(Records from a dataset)
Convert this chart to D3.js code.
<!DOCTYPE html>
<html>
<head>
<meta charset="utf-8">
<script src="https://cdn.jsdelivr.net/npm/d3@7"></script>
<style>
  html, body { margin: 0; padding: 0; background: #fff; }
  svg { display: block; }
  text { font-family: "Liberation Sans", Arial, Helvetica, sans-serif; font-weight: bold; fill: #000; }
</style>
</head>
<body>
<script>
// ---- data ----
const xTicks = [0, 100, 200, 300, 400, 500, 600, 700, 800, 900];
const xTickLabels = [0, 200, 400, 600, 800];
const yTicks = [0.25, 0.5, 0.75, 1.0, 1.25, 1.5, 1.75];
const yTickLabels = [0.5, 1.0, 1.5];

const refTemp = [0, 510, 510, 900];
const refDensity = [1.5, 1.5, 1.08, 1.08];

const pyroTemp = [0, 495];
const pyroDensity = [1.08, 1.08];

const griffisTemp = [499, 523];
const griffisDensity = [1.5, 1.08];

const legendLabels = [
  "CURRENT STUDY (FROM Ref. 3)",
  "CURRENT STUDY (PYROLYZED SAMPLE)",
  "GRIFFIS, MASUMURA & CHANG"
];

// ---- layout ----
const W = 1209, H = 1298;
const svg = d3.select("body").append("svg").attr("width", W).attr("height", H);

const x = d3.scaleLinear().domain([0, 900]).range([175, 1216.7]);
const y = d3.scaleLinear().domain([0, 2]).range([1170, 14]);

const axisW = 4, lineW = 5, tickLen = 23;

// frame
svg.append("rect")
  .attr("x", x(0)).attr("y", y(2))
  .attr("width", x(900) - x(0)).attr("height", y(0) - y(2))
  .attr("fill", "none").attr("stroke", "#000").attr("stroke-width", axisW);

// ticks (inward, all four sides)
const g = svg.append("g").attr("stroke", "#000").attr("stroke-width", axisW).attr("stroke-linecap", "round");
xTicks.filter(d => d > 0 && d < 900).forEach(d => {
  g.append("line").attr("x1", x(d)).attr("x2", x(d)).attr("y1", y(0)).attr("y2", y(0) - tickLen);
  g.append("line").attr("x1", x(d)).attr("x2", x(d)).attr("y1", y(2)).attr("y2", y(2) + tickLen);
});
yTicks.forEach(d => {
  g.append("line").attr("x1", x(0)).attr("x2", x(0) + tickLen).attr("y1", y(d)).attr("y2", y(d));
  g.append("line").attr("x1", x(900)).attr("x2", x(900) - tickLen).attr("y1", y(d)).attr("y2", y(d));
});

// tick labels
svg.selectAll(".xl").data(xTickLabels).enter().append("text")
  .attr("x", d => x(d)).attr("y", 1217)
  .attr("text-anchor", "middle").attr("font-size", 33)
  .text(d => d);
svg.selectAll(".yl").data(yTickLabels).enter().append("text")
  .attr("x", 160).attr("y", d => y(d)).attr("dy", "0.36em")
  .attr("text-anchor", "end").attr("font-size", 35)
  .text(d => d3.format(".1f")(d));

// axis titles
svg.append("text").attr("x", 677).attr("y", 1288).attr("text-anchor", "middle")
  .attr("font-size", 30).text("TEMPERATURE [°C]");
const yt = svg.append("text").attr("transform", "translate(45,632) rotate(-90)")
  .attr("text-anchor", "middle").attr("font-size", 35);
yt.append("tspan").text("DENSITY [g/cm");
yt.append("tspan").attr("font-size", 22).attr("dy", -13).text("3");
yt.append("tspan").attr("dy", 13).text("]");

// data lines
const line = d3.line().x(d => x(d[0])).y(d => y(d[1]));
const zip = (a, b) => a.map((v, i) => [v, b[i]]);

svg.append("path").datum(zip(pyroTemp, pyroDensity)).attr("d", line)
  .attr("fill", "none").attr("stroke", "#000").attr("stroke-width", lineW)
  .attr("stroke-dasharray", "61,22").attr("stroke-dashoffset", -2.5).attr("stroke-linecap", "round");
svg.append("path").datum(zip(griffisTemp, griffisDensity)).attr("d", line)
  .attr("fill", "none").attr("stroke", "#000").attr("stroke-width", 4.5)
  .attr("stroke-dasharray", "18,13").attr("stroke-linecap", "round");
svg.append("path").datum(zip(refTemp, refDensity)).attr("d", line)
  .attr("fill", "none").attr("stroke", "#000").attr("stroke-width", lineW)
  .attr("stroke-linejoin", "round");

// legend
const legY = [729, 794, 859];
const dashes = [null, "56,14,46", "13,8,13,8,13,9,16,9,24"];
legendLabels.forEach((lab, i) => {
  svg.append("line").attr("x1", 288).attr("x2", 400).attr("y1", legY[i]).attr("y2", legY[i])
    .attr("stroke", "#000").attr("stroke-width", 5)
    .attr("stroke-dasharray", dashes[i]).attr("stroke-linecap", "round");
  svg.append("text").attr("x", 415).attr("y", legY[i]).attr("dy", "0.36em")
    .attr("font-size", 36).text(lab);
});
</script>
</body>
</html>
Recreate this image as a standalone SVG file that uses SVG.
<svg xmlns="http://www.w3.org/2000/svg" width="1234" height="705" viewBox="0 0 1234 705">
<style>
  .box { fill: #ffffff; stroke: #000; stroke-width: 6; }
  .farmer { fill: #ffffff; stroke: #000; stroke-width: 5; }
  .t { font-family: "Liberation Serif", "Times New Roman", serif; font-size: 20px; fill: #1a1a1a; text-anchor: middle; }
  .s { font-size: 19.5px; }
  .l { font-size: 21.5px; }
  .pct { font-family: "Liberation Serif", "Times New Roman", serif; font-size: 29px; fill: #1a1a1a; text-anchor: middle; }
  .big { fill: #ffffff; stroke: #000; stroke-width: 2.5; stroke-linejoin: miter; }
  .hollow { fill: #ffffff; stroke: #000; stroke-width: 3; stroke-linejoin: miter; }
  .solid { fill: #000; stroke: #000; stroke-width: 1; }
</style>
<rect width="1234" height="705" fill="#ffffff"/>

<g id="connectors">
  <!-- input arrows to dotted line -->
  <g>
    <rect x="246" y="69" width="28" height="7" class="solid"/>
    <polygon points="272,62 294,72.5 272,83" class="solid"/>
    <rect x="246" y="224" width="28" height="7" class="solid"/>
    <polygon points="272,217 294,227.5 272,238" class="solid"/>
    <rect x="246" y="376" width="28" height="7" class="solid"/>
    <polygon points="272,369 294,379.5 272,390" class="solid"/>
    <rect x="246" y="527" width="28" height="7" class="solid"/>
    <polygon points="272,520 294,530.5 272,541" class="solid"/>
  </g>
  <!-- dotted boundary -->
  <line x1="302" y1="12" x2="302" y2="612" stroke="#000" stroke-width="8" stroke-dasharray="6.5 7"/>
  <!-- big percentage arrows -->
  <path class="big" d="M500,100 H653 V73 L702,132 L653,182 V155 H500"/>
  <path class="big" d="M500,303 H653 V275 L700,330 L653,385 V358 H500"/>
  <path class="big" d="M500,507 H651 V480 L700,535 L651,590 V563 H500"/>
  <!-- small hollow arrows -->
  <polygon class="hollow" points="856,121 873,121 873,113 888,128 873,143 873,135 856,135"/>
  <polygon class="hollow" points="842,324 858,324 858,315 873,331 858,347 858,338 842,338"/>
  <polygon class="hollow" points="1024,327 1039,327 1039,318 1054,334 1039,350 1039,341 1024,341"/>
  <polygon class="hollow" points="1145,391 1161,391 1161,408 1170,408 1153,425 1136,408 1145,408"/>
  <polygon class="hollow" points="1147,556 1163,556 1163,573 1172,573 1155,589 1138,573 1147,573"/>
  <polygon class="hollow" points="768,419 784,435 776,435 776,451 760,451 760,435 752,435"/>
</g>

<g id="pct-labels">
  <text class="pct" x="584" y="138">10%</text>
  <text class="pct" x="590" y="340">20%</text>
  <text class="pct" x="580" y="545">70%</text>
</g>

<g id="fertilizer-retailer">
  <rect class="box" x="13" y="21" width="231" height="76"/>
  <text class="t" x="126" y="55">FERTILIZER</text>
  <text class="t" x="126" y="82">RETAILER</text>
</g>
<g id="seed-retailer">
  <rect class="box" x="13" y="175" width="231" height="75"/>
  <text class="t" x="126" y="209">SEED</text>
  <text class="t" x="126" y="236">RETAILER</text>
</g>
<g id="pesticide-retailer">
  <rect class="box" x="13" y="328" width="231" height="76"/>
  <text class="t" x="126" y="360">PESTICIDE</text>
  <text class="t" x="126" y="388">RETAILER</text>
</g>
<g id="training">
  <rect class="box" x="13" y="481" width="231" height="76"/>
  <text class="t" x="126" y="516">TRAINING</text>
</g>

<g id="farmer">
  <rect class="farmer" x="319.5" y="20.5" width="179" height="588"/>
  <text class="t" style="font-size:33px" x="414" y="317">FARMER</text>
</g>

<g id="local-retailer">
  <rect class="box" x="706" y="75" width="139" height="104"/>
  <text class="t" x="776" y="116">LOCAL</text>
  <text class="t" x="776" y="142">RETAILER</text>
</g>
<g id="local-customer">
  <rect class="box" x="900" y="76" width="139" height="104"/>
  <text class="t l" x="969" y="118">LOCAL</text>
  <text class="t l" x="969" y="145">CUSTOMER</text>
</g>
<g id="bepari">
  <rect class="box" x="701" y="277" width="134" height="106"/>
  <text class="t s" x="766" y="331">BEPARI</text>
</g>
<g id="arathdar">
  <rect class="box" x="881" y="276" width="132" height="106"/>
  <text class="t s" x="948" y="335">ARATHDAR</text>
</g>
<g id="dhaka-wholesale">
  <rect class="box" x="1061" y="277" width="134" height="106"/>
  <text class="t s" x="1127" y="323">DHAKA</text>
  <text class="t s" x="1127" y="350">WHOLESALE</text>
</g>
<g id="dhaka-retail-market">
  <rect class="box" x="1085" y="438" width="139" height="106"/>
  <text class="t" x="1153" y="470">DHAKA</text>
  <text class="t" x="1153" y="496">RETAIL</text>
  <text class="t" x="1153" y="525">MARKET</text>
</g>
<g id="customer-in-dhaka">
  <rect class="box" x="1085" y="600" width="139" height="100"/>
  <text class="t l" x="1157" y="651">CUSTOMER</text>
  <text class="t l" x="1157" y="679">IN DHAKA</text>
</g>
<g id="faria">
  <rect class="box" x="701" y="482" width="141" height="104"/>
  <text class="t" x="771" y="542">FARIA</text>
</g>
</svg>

> **Goal**
Using the listing above, show each line holding the string "this".

> **Answer**
Convert this chart to D3.js code.
Recreate this image as a standalone SVG file that uses SVG.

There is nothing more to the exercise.